ハイレベルな遠藤航の戦術眼。パナマ戦で前半の問題点をどう見抜き、打開策を見出したのか

2020年11月14日 サッカーダイジェスト編集部

「相手がどういう風にプレッシャーをかけてきているのか」

パナマ戦で遠藤が好パフォーマンスを披露した。写真:Getty Images

 停滞感が漂っていた前半とは打って変わり、パナマ戦の後半、日本は躍動感を取り戻した。その原動力となったのは、橋本拳人との交代で後半開始から途中出場したボランチの遠藤航だろう。

 遠藤は61分、PK奪取につながった一連のシーンで、中盤から久保建英に的確な縦パスを供給し、決勝点の起点になった。また攻撃だけでなく、守備でも鋭いボール奪取を見せ、1-0の勝利に貢献したのだ。

 遠藤は前半にベンチからチームの問題点をどう見抜き、打開策を見出したのか。ハイレベルな戦術眼を持つボランチの答えは実に明瞭だった。まずは、攻撃面についてである。

「前半は上から見ていて、前につけられればチャンスになるなというところで、(1トップの南野)拓実や2シャドーが空いているなと。あとは2ボランチが横並びになったほうがボールを受けやすい、動かしやすいイメージもしていた。

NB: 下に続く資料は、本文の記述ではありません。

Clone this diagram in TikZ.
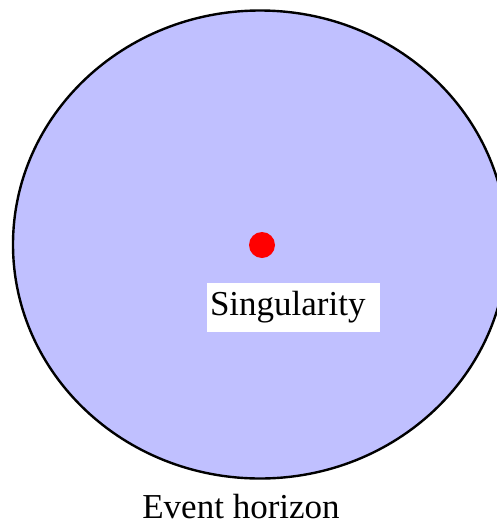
\documentclass[tikz,border=0pt]{standalone}
\usepackage{fontspec}
\setmainfont{Liberation Serif}
\usepackage{xcolor}
\usetikzlibrary{shapes.geometric}
\definecolor{holeblue}{HTML}{C0C0FF}
\definecolor{singred}{HTML}{FF0000}

\begin{document}
\begin{tikzpicture}[x=1pt,y=-1pt,
  hole/.style={ellipse,draw=black,fill=holeblue,line width=2.4pt,inner sep=0pt,minimum width=494pt,minimum height=468pt},
  dot/.style={circle,fill=singred,inner sep=0pt,minimum size=26pt},
  lbl/.style={font=\fontsize{35}{42}\selectfont}
]
\useasboundingbox (0,0) rectangle (497,523);
\node[hole] (horizon) at (260,244.5) {};
\node[dot] (sing) at (262,245) {};
\node[lbl,fill=white,inner sep=0pt,minimum width=173pt,minimum height=49pt,text width=167pt,align=left] (singlabel) at (293.5,307.5) {Singularity};
\node[lbl,anchor=base,inner sep=0pt] (horizonlabel) at (241,518) {Event horizon};
\end{tikzpicture}
\end{document}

 前半は(柴崎)岳が高い位置を取って間で受けようとしていたんですけど、後ろが3枚、前も3枚いるので、個人的には詰まっている印象がありました。拳人もボールを間で受けようとしていたけど、1ボランチ気味にやっていたので、ちょっと(相手から)捕まり易くなっていたのかなと。そこで、ミスマッチを作るというか、相手がトップ下1枚で来ているなら、2ボランチが少し落ち気味でやるとか。そこらへんは、シャドーの選手がいる分、高い位置を取るタイミングというのは凄く大事なのかなと思います。相手を見ながらポジショニングを取っていきました。

 もちろん味方のポジションも見ているんですけど、僕はどっちかというと、相手がどういう風にプレッシャーをかけてきているのかを特に注意しています。今日も例えば、3バックの(植田)直通がボールを持った時、ボールサイドのボランチは掴んでいるけど、逆サイドのボランチはフリーだったりとか。そういう相手の立ち位置を見ながら自分のポジションを変えているというところが凄く大事で、最近意識しています。良いポジショニングを取れれば、点につながった僕がタケ(久保建英)につけたシーンも、特に難しいことはしていないし。やっぱり立ち位置。相手の位置、自分の位置、味方の位置。そこを常に把握しておくのは大事だと思います」

 攻撃面と同様に、遠藤は守備面でも俯瞰した視点で的確に戦況を捉えていた。

「3トップ気味に守備をしていたので、相手の4枚に対してどうプレッシャーをかけていくかというところで、結構拓実が孤立していて、シャドーの選手が下がり気味になってしまっていた。なので、もうちょっとシャドーを高い位置に出してあげて、ウイングバックも高い位置に出て、というようなプレスのかけかたをするともうちょっとプレッシャーがかかるかな、という印象でした。ブロックを作って守るという面では前半のやり方でも問題なかったと思いますけど、もう1個前からかけたいとなった時に、拓実をアンカーの選手につけさせて、シャドーをCBの選手に行かせるような。そこらへんは後半、点を取りに行きたい状況だったので、ちょっと話はしました」

 攻守両面で前半のうちに問題点を見抜いた力はもちろん、打開策を見出し、後半にプレーで表現できたのも素晴らしかった。パナマ戦の遠藤は、勝利の立役者と呼ぶに相応しい活躍だった。

 遠藤は11月17日に行なわれるメキシコ戦に向けても「どの相手にもしっかり勝っていかないといけない」と意気込む。次戦のパフォーマンスにも期待したい。